**What you need to do:** Pull every line containing "matplotlib" from the entries.

(Code that draws figures)
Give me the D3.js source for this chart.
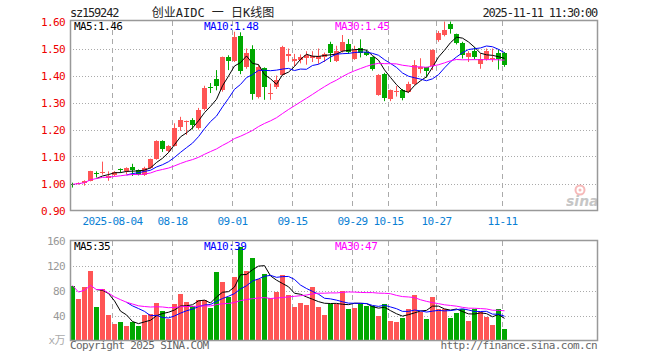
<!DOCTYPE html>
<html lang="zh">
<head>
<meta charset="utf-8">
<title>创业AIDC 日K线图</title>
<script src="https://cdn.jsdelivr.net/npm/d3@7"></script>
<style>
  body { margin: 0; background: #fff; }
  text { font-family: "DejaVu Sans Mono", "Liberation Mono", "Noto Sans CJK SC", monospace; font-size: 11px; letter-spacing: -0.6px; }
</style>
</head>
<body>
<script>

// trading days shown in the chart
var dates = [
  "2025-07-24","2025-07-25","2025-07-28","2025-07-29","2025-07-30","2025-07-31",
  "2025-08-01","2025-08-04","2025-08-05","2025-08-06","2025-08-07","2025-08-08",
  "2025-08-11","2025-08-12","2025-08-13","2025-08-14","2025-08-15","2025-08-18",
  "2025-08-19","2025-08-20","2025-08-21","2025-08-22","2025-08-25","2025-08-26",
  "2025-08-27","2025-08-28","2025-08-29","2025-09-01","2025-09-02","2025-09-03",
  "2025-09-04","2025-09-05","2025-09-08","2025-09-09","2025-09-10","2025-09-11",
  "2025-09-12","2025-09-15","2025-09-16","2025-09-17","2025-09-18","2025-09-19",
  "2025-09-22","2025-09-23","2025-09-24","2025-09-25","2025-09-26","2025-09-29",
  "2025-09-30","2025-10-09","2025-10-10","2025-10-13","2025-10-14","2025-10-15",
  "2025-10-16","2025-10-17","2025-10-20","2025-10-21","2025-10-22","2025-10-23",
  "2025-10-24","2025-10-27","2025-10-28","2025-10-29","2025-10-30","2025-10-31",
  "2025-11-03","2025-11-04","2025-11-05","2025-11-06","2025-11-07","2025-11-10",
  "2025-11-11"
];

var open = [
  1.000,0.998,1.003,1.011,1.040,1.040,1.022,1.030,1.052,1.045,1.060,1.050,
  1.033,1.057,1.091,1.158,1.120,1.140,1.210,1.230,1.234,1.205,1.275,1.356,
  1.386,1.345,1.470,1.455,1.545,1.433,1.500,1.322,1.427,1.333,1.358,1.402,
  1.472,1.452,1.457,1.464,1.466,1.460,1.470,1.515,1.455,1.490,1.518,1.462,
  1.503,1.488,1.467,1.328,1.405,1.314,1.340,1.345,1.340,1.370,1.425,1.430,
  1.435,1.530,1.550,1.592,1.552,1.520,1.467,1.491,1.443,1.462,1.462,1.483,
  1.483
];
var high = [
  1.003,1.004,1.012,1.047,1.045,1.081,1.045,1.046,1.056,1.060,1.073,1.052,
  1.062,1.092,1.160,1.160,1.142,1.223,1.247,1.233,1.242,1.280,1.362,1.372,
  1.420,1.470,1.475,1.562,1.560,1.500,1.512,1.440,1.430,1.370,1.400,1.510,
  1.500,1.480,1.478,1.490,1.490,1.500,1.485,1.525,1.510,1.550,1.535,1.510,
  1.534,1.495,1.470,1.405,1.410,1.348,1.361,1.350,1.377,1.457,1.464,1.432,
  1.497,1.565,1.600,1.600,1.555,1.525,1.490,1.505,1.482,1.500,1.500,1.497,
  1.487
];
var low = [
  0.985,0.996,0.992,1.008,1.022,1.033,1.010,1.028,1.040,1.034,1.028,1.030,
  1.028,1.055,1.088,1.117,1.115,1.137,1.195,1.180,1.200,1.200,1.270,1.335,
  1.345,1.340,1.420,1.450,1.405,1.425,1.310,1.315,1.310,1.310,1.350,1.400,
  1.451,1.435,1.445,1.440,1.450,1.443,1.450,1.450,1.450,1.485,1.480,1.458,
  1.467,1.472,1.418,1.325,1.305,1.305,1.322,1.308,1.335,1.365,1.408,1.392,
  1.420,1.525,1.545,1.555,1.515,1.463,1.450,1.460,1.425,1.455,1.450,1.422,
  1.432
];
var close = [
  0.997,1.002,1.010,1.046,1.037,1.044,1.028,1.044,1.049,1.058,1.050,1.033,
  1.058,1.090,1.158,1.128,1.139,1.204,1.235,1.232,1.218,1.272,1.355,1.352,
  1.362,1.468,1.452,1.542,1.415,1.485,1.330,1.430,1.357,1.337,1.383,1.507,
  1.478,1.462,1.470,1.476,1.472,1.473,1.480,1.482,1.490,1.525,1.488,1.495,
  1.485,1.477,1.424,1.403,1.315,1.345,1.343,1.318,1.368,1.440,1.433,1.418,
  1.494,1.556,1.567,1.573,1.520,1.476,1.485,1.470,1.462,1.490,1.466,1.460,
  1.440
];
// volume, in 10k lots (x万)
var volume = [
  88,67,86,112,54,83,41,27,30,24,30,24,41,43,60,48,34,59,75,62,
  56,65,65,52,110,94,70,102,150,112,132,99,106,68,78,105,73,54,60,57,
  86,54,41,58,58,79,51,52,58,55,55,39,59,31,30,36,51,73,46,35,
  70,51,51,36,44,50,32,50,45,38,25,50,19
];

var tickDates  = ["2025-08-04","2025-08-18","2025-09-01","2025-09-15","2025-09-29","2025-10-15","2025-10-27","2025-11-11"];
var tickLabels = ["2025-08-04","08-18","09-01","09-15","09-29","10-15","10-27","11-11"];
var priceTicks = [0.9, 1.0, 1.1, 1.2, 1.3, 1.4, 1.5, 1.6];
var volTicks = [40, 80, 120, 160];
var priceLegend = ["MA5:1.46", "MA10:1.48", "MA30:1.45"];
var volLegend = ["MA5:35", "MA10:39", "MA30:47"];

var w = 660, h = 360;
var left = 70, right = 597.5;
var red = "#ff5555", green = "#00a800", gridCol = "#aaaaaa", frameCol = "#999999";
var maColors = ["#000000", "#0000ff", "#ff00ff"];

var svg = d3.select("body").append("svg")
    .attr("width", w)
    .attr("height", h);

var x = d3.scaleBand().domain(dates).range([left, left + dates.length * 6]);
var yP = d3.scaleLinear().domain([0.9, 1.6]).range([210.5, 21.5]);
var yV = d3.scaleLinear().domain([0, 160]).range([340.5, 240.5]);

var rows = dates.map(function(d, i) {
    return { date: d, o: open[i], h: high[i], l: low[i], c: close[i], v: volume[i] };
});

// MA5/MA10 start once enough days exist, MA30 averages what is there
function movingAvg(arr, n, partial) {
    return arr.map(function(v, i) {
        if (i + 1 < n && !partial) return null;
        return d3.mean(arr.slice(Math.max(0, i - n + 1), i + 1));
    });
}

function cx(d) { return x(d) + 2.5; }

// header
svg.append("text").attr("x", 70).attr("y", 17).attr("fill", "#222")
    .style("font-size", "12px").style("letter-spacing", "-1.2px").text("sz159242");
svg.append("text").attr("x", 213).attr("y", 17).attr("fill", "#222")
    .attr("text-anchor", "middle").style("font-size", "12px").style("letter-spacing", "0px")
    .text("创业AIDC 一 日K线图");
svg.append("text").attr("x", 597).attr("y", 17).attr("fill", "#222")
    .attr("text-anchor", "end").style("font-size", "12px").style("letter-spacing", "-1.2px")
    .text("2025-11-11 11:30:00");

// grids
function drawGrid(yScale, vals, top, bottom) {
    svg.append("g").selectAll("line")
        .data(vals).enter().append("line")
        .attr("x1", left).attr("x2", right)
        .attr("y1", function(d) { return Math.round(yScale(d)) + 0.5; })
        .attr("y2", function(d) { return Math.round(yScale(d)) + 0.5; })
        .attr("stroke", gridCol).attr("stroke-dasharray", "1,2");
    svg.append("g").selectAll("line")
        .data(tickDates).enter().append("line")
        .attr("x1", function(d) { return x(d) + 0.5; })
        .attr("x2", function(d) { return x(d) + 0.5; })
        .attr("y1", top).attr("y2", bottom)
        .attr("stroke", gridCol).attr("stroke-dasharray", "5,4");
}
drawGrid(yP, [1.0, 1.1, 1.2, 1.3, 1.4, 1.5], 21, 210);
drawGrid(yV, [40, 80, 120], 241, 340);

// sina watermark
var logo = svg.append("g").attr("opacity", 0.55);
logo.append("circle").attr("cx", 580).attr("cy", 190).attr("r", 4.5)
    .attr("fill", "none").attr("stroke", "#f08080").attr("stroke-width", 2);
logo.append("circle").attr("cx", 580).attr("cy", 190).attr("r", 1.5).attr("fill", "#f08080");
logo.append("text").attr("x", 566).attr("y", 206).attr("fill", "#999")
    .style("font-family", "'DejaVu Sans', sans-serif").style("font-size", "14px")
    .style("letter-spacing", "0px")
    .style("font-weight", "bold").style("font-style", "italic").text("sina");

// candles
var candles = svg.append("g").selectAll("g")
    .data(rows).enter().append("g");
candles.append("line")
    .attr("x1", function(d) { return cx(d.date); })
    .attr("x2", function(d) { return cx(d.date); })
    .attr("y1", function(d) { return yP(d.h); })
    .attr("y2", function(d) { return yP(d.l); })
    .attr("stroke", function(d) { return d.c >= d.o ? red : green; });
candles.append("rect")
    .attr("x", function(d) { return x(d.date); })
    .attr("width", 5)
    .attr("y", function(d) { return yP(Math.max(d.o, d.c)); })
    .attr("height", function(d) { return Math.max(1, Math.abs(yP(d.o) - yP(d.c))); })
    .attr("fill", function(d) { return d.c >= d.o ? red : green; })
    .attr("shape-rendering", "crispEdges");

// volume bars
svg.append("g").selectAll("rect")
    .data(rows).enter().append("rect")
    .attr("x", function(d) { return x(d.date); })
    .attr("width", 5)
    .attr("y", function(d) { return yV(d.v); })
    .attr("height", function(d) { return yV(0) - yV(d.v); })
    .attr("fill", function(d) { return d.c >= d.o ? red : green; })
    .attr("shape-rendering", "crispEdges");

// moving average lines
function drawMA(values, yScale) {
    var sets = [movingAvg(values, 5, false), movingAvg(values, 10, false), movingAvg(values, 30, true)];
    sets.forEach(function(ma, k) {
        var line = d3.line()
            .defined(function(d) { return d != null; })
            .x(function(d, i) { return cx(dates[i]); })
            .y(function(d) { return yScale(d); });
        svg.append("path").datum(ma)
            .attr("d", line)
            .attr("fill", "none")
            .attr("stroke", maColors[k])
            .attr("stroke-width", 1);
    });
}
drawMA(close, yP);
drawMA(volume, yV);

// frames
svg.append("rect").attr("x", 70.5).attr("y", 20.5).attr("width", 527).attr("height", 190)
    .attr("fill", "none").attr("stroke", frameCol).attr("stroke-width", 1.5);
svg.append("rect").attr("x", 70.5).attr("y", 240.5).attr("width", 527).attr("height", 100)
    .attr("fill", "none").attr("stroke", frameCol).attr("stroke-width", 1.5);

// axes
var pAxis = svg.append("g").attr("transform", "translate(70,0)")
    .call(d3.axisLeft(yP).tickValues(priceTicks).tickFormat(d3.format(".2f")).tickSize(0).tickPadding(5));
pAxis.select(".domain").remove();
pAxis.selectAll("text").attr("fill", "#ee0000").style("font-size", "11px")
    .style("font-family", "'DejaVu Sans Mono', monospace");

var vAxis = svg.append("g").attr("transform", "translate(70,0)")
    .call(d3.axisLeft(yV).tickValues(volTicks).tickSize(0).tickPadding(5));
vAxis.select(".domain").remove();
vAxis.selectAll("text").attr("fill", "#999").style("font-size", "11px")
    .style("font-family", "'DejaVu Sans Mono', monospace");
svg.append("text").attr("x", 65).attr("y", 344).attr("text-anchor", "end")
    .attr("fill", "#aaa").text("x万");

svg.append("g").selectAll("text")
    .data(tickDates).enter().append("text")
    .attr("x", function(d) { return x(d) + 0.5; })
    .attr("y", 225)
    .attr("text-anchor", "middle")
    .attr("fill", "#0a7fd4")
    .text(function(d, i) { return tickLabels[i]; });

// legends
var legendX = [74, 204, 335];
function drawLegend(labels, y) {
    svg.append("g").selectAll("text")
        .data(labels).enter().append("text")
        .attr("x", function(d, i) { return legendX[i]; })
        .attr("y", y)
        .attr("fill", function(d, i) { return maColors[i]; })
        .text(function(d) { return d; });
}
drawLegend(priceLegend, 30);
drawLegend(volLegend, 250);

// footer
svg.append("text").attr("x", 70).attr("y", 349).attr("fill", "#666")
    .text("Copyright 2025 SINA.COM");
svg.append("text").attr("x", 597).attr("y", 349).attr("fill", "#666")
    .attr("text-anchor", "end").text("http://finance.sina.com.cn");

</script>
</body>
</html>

==

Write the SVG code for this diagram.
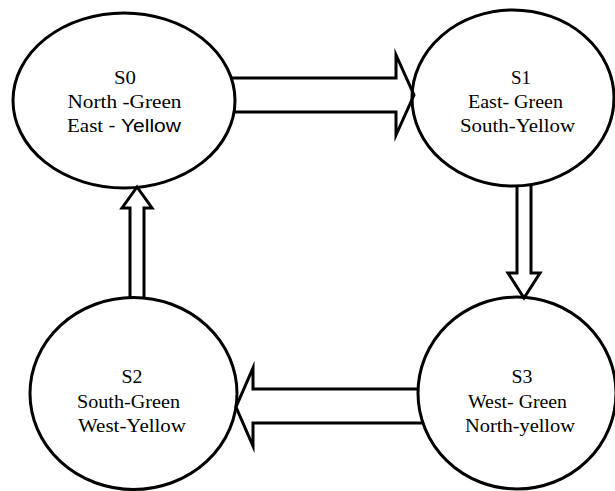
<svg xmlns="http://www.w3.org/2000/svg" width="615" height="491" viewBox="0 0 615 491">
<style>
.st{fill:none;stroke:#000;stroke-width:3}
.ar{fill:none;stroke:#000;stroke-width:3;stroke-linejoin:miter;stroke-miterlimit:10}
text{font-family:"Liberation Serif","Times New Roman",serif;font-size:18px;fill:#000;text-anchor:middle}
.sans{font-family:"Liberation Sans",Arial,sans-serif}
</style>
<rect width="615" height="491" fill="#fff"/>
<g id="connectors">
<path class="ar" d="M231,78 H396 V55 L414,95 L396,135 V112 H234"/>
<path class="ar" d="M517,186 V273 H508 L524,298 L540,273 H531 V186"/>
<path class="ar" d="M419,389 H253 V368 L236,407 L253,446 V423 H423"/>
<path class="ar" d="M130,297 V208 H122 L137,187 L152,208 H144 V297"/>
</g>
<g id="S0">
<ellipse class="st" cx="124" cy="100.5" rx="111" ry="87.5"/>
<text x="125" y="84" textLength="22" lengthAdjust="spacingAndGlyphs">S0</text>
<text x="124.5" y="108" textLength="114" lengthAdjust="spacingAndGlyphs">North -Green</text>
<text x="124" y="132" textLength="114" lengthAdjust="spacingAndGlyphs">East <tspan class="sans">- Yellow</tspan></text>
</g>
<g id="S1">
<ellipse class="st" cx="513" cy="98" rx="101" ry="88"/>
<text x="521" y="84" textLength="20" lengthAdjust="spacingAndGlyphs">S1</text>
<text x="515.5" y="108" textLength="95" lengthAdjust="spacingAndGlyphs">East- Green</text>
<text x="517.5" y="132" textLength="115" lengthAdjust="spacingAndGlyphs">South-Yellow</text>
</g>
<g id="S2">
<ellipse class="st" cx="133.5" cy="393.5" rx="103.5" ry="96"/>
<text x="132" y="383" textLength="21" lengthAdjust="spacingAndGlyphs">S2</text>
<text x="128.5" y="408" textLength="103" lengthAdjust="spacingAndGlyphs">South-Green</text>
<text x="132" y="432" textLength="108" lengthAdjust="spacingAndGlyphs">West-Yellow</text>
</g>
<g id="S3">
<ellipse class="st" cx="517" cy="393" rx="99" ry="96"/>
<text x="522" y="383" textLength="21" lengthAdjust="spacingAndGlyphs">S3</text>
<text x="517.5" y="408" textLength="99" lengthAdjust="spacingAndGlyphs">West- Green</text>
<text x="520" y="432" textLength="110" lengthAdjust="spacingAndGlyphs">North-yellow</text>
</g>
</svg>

--

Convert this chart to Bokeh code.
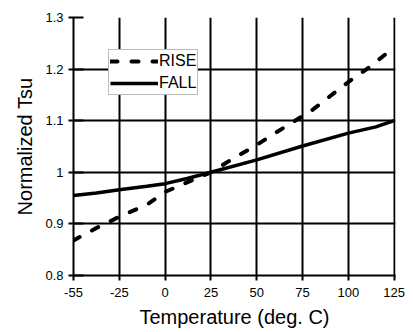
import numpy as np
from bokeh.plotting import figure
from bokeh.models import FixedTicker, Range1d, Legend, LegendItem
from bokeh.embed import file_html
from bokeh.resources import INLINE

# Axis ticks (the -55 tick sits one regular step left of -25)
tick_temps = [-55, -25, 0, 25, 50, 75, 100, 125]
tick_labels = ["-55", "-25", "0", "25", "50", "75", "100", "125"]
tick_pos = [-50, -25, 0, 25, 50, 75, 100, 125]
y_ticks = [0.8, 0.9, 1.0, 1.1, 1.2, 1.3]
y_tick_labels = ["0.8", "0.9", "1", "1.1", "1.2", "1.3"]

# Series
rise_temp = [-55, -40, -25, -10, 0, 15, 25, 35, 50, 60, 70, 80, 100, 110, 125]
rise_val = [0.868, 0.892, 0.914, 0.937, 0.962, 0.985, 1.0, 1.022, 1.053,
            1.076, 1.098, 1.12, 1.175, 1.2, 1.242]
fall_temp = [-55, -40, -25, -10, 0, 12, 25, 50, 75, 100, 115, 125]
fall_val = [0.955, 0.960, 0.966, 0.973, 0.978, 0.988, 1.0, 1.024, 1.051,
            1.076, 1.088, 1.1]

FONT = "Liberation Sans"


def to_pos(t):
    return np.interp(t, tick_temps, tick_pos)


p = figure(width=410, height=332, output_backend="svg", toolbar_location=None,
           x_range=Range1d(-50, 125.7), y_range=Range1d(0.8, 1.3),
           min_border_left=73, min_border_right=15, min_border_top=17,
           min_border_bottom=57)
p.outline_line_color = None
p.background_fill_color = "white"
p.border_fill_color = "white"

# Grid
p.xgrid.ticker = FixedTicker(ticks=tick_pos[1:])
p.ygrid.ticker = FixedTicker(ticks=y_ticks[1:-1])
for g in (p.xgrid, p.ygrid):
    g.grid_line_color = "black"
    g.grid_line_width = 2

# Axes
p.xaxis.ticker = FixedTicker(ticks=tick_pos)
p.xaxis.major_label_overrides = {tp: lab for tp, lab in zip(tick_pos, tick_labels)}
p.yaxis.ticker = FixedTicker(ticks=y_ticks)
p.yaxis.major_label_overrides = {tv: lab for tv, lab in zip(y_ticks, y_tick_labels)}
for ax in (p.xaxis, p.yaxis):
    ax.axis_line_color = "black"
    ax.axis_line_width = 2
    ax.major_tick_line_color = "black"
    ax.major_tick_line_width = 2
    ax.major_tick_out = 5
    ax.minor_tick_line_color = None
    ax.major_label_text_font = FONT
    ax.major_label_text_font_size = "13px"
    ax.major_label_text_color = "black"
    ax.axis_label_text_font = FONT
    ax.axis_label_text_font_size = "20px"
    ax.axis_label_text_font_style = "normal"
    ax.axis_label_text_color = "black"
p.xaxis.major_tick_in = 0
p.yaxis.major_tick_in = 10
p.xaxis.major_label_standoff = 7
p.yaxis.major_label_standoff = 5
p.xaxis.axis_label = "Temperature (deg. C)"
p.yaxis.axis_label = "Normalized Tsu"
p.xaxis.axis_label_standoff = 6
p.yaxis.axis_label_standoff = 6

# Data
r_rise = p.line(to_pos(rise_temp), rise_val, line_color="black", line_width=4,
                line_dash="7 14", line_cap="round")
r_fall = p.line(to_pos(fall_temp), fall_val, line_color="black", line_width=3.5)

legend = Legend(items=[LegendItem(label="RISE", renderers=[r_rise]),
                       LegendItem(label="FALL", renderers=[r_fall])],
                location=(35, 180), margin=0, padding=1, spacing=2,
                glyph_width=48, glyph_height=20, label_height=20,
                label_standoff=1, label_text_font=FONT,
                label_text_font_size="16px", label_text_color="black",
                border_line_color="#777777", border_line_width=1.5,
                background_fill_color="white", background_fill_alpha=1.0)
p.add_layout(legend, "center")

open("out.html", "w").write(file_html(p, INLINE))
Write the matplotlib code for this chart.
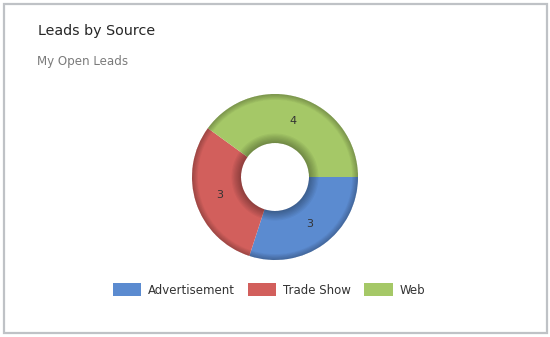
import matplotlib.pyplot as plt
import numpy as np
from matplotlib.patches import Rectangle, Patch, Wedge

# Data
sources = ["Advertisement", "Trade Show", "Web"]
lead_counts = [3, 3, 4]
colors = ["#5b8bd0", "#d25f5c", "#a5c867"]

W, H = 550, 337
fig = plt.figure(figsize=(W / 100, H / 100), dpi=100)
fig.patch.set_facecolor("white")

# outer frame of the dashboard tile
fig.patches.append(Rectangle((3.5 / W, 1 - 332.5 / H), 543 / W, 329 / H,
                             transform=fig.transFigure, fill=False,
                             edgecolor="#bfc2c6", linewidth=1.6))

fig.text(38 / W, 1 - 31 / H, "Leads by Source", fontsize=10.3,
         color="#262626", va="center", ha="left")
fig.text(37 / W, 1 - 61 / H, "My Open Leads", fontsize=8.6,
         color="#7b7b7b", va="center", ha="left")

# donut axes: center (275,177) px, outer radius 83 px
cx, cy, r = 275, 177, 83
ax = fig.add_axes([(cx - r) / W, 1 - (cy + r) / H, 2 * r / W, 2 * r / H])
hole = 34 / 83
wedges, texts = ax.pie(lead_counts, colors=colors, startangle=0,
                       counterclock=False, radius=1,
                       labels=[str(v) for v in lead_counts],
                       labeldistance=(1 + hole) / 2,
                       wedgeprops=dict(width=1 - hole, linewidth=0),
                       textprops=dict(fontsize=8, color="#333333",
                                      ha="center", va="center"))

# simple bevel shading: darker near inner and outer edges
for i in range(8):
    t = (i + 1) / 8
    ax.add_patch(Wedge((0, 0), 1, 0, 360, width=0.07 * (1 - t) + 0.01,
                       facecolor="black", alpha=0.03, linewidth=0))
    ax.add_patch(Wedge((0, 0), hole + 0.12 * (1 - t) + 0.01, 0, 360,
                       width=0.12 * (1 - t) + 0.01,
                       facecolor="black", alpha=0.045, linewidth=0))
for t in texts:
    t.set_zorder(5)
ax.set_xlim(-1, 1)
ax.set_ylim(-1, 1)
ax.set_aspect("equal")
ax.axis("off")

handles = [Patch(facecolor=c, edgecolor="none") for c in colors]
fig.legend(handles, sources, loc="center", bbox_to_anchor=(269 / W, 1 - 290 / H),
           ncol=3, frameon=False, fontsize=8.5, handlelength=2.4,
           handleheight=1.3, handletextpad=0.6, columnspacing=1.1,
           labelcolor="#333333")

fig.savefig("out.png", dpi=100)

**Task answer:**
Write the matplotlib code for this chart.
import matplotlib.pyplot as plt
from matplotlib.patches import Rectangle, Patch, Wedge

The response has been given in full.